GR L 2531; (February, 1951) (Digest)
G.R. No. L-2531; February 28, 1951
Tomasa Salvante, et al., plaintiffs-appellees, vs. Bernardina Ubi Cruz, defendant-appellant.
FACTS
On September 30, 1936, Andres Calaycay obtained a judgment in Civil Case No. 4049 of the Court of First Instance of Ilocos Norte, ordering that upon his payment of P725 to Bernardina Ubi Cruz, she must deliver a certain land to him and execute a deed of cancellation of Exhibit A. This judgment was not executed within the five-year period when it could be enforced by motion.

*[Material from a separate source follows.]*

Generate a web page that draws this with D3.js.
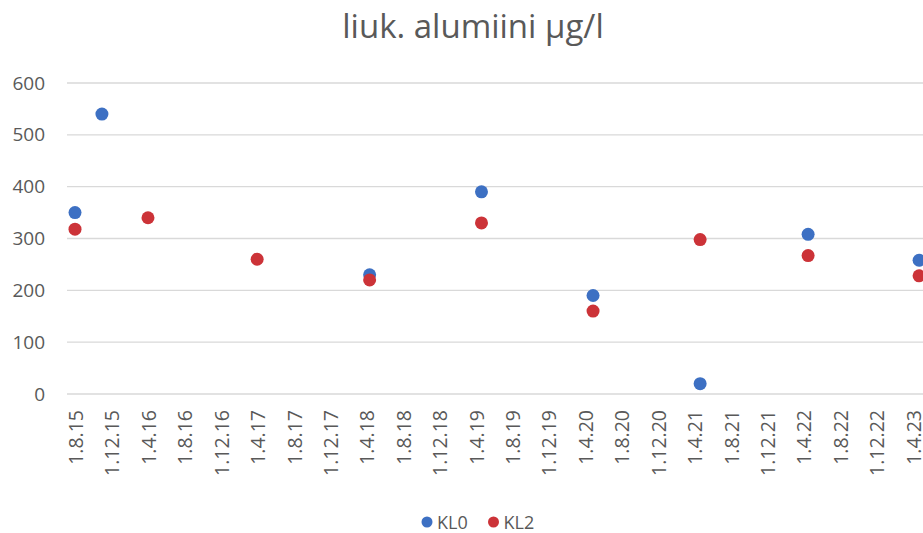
<!DOCTYPE html>
<html>
<head>
<meta charset="utf-8">
<script src="https://cdn.jsdelivr.net/npm/d3@7"></script>
<style>
  html, body { margin: 0; padding: 0; background: #fff; overflow: hidden; }
  svg { display: block; }
</style>
</head>
<body>
<svg id="chart" width="923" height="533"></svg>
<script>
// ---- data ----
const title = "liuk. alumiini µg/l";
const xTickLabels = ["1.8.15","1.12.15","1.4.16","1.8.16","1.12.16","1.4.17","1.8.17","1.12.17",
  "1.4.18","1.8.18","1.12.18","1.4.19","1.8.19","1.12.19","1.4.20","1.8.20","1.12.20",
  "1.4.21","1.8.21","1.12.21","1.4.22","1.8.22","1.12.22","1.4.23"];
const yTicks = [0, 100, 200, 300, 400, 500, 600];
const seriesNames = ["KL0", "KL2"];
const kl0Dates  = ["2015-08-01","2015-10-30","2018-04-12","2019-04-21","2020-04-28","2021-04-21","2022-04-17","2023-04-23"];
const kl0Values = [350, 540, 230, 390, 190, 20, 308, 258];
const kl2Dates  = ["2015-08-01","2016-04-01","2017-04-01","2018-04-12","2019-04-21","2020-04-28","2021-04-21","2022-04-17","2023-04-23"];
const kl2Values = [318, 340, 260, 220, 330, 160, 298, 267, 228];
const colors = ["#3d70c3", "#cc3338"];

// ---- layout ----
const svg = d3.select("#chart");
const parseTick = d3.timeParse("%d.%m.%y");
const parseIso = d3.timeParse("%Y-%m-%d");
const tickDates = xTickLabels.map(parseTick);

const plotLeft = 67, plotRight = 940;
const x = d3.scaleTime()
  .domain([tickDates[0], tickDates[tickDates.length - 1]])
  .range([75, 912.5]);
const y = d3.scaleLinear().domain([0, 600]).range([394, 83]);

const font = "'Open Sans', 'Noto Sans', sans-serif";
const textColor = "#595959";

// title
svg.append("text")
  .attr("x", 473).attr("y", 38)
  .attr("text-anchor", "middle")
  .attr("font-family", font)
  .attr("font-size", 33)
  .attr("fill", textColor)
  .text(title);

// gridlines
svg.append("g").selectAll("line")
  .data(yTicks)
  .join("line")
  .attr("x1", plotLeft).attr("x2", plotRight)
  .attr("y1", d => y(d)).attr("y2", d => y(d))
  .attr("stroke", "#d9d9d9")
  .attr("stroke-width", 1.3);

// y axis
const yAxis = svg.append("g")
  .attr("transform", `translate(${plotLeft},0)`)
  .call(d3.axisLeft(y).tickValues(yTicks).tickSize(0).tickPadding(22));
yAxis.select(".domain").remove();
yAxis.selectAll("text")
  .attr("font-family", font)
  .attr("font-size", 19)
  .attr("fill", textColor);

// x axis
const xAxis = svg.append("g")
  .attr("transform", `translate(0,${y(0)})`)
  .call(d3.axisBottom(x).tickValues(tickDates).tickFormat((d, i) => xTickLabels[i]).tickSize(0));
xAxis.select(".domain").remove();
xAxis.selectAll("text")
  .attr("font-family", font)
  .attr("font-size", 19.5)
  .attr("fill", textColor)
  .attr("text-anchor", "end")
  .attr("dy", null)
  .attr("transform", "rotate(-90)")
  .attr("x", -16)
  .attr("y", 0)
  .attr("dominant-baseline", "central");

// points
const series = [
  { name: seriesNames[0], dates: kl0Dates, values: kl0Values, color: colors[0] },
  { name: seriesNames[1], dates: kl2Dates, values: kl2Values, color: colors[1] }
];
series.forEach(s => {
  svg.append("g").selectAll("circle")
    .data(s.dates.map((d, i) => ({ date: parseIso(d), value: s.values[i] })))
    .join("circle")
    .attr("cx", d => x(d.date))
    .attr("cy", d => y(d.value))
    .attr("r", 6.5)
    .attr("fill", s.color);
});

// legend
const legend = svg.append("g").attr("transform", "translate(427,522)");
const legendX = [0, 66.5];
series.forEach((s, i) => {
  const g = legend.append("g").attr("transform", `translate(${legendX[i]},0)`);
  g.append("circle").attr("r", 5.5).attr("fill", s.color);
  g.append("text")
    .attr("x", 10).attr("y", 0)
    .attr("dominant-baseline", "central")
    .attr("font-family", font)
    .attr("font-size", 18)
    .attr("fill", textColor)
    .text(s.name);
});
</script>
</body>
</html>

On April 20, 1944, the plaintiffs, heirs of Andres Calaycay, filed an action against the defendant based on that judgment and deposited P725 in Japanese war notes with the clerk of court. The lower court rendered judgment declaring the 1936 judgment reestablished and ordering the defendant to deliver the land to the plaintiffs without requiring any payment, as the deposited Japanese war notes were legal tender and considered lost for the defendant. The defendant appealed.
ISSUE
Whether the tender of payment and consignation of Japanese war notes by the plaintiffs relieved them from liability, which depends on whether the defendant had reason to refuse the tender of payment made after the lapse of five years from the entry of the 1936 judgment and before the institution of the action to enforce it in 1944.
RULING
The Supreme Court held that the defendant had a valid legal reason to refuse the tender of payment. The 1936 judgment, after the lapse of five years from its entry, was no longer executory by motion and had become dormant. It could only be enforced by a separate action to revive it. The plaintiffs could not compel acceptance based on the original contract, as it had merged into the 1936 judgment, nor based on that judgment itself, as it was dormant and not yet revived by a new judgment in the enforcement action. The consignation of the depreciated Japanese war notes did not relieve the plaintiffs from liability because the defendant’s refusal to accept was justified. The Court reversed the lower court’s decision, holding that the plaintiffs’ action was for the revival of the dormant judgment, and until a new judgment revived it, they could not enforce the old one. The tender and deposit were ineffectual.